Monitoring with Collectd, InfluxDB and Grafana

Standard

For a long while, I’ve used munin along with a few custom made munin plugins to monitor a server of mine. Recently however, there’s been a few interesting new offerings on the market that aim to make monitoring more flexible, so I decided to give it a go.

I quickly ended up with collectd as the monitoring agent, given it’s extremely lightweight, around for more than 10 years. It also supports sending its collected data in numerous different formats, making my choice on the server side more or less independent.

For starters, I tried the ELK stack. However, given that I’m particularly conscious of resource usage, I had to eliminate this early on. In my setup, with which I’m using a sole and small monitoring server, it was impossible to get ElasticSearch to run for more than a couple of days before running out of heap space. The week that I’ve been running and testing it though made me realise Kibana is just too complex to configure, given that all I need is something similar to my good old and simple munin.

Having done more experiments with Graphite (a bit complex to setup), and collectd with GraphZ (more or less similar output as with munin), I ended up installing InfluxDB and Grafana.

Installing influxDB

Since I’m on Debian, I’m doing the following, in line with the downloads page:

$ sudo dpkg -i influxdb_1.1.0_amd64.deb

This installs the service influxdb, with the CLI executable available at /usr/bin/influx. The configuration file can be found at /etc/influxdb/influxdb.conf.

The latter must be modified first, to enable gather metrics coming from collectd agents.

[collectd]
    enabled = true
    bind-address = "127.0.0.1:25826"
    database = "collectd"
    typesdb = "/usr/share/collectd/"

Note that you need to change the template value of the enabled property to true (apart from uncommenting). I have also had to modify the typesdb property to a directory, telling InfluxDB to load all files as types.db definitions. This is necessary if you have custom types (which you'd define in collecd.conf with separate typedb properties).

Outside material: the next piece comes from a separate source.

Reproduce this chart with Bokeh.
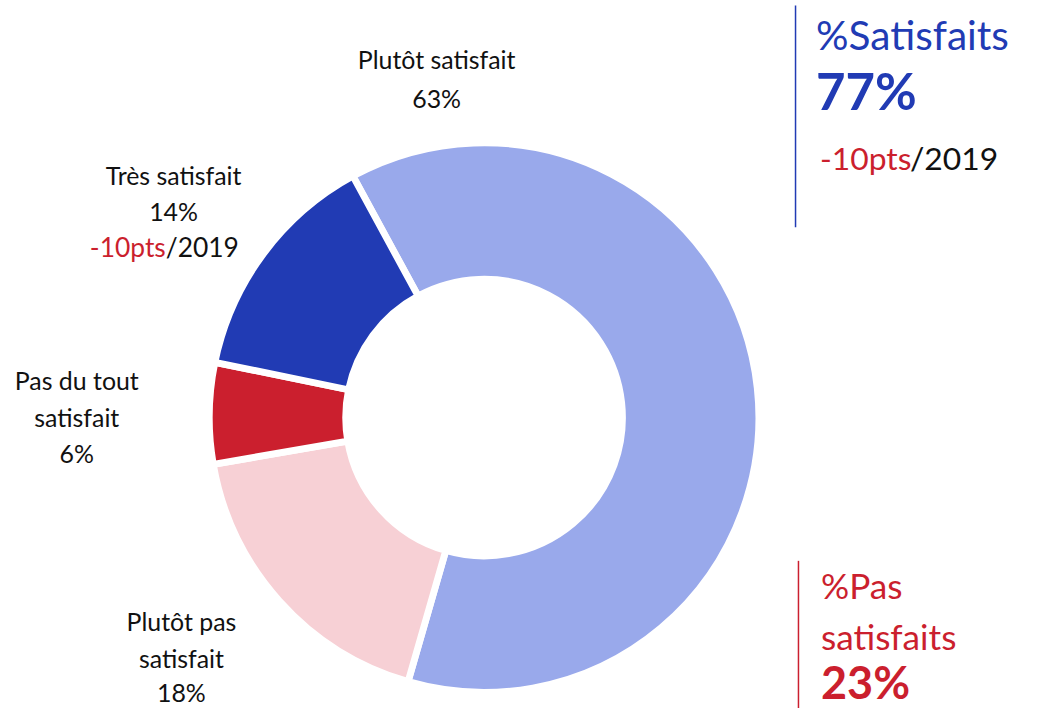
import math
from bokeh.plotting import figure
from bokeh.models import Range1d
from bokeh.core.properties import value
from bokeh.embed import file_html
from bokeh.resources import INLINE

# ---- data ----
categories = ["Plutôt satisfait", "Plutôt pas satisfait", "Pas du tout satisfait", "Très satisfait"]
shares = [63, 18, 6, 14]
colors = ["#99A9EB", "#F7D0D5", "#CB1F2E", "#213BB4"]
total_satisfied = "77%"
total_unsatisfied = "23%"
delta_label = "-10pts"
delta_year = "/2019"

W, H = 1022, 708
S = H / 724.0  # scale from reference layout to figure pixels
FONT = "Lato"
BLUE = "#213BB4"
RED = "#CB1F2E"
BLACK = "#111111"

p = figure(width=W, height=H, output_backend="svg", toolbar_location=None,
           x_range=Range1d(0, W / S), y_range=Range1d(724 - H / S, 724),
           min_border=0, outline_line_color=None)
p.axis.visible = False
p.grid.visible = False

def Y(py):
    return 724 - py

# donut
cx, cy = 494.5, Y(426.5)
r_out, r_in = 281, 141.5
tot = sum(shares)
start = math.radians(118.5)
starts, ends = [], []
acc = start
for v in shares:
    a = v / tot * 2 * math.pi
    starts.append(acc)
    ends.append(acc - a)
    acc -= a
p.annular_wedge(x=[cx] * len(shares), y=[cy] * len(shares), inner_radius=r_in, outer_radius=r_out,
                start_angle=starts, end_angle=ends, direction="clock",
                fill_color=colors, line_color="white", line_width=7 * S)

def txt(x, y, s, size, color=BLACK, align="center", style="normal"):
    p.text(x=[x], y=[Y(y)], text=[s], text_font=value(FONT), text_font_size=f"{size * S:.1f}px",
           text_color=color, text_align=align, text_baseline="middle", text_font_style=style)

LS = 25.5
# slice labels
txt(446, 60, categories[0], LS)
txt(446, 100, f"{shares[0]}%", LS)

txt(177, 178, categories[3], LS)
txt(177, 215, f"{shares[3]}%", LS)
txt(169, 252, delta_label, 27, RED, "right")
txt(169, 252, delta_year, 27, BLACK, "left")

txt(78, 388, "Pas du tout", LS)
txt(78, 426, "satisfait", LS)
txt(78, 463, f"{shares[2]}%", LS)

txt(185, 635, "Plutôt pas", LS)
txt(185, 672, "satisfait", LS)
txt(185, 707, f"{shares[1]}%", LS)

# right panel - satisfied
p.segment(x0=[813], y0=[Y(5)], x1=[813], y1=[Y(232)], line_color=BLUE, line_width=1.5)
txt(834, 35, "%Satisfaits", 41.5, BLUE, "left")
txt(834, 92, total_satisfied, 52, BLUE, "left", "bold")
txt(838, 161, delta_label, 32.5, RED, "left")
txt(930, 161, delta_year, 32.5, BLACK, "left")

# right panel - unsatisfied
p.segment(x0=[816], y0=[Y(573)], x1=[816], y1=[Y(724)], line_color=RED, line_width=1.5)
txt(839, 598, "%Pas", 36, RED, "left")
txt(839, 650, "satisfaits", 36, RED, "left")
txt(839, 697, total_unsatisfied, 46, RED, "left", "bold")

open("out.html", "w").write(file_html(p, INLINE))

Next, we start the service, enabling influxdb to start gathering metrics on collectd’s default port:

sudo service influxdb start

You can subsequently check if metrics are succesfully retrieved by InfluxDB as follows:

$ sudo influx -precision rfc3339
Visit https://enterprise.influxdata.com to register for updates, InfluxDB server management, and monitoring.
Connected to http://localhost:8086 version 1.1.0 InfluxDB shell version: 1.1.0 
> use collectd 
Using database collectd 
> show measurements 
name: measurements 
name 
---- 
apache_value 
cpu_value 
curl_json_value 
curl_value 
df_value 
disk_read

(Note how I added the rfc3339 precision, to make sure that timestamps in the measurements are readable)

If you have no measurements listed, you’ll have to work out where things are going wrong. Chances are you need to open up the firewall to accept incoming traffic on the collectd port.

So far so good. Metrics are being gathered, but we obviously need to seem the as well. This is where the Grafana dashboard comes in. I’ll use this, rather than the recently open-sourced Chronograph, as it is still more feature rich. There’s still room to switch over later on while retaining InfluxDB as the data container.

Installing Grafana

Just like with Influx, the documentation is clear. I decided to use the APT repository. For Debian, I have to add the grafana repository to my /etc/apt/sources.list , but on Ubuntu 16.04, Grafana can be installed from the available packages:

$ sudo apt-get update
$ sudo apt-get install grafana

Start up the service:

$ sudo service grafana-server start

By default, this starts the grafana web interface on port 3000, so you could go and check grafana at http://localhost:3000.

I found this a bit impractical, and therefore decided to proxy it through nginx. For this, I needed to adapt both the configuration of grafana, as well as of nginx.

I added the following to my /etc/nginx/sites-enabled/nginx.conf file:

        location /grafana/ {
                proxy_pass              http://127.0.0.1:3000/;
        }

And in /etc/grafana/grafana.conf, modified the root_url property:

root_url = %(protocol)s://%(domain)s:%(http_port)s/grafana

Restart both to apply the changes, after which I could navigate to localhost/grafana to see the grafana login screen.

$ sudo service grafana-server start
$ sudo service nginx restart

The default login for grafana is admin / admin, but you can change this in the grafana configuration file. Once logged in, you’ll need to add your data source. For me, the settings look as follows:

InfluxDB datasource configuration

InfluxDB datasource configuration

This brings us to a point where we can start setting up some graphs in Grafana. I’ll follow this up with some example graphs in a new post.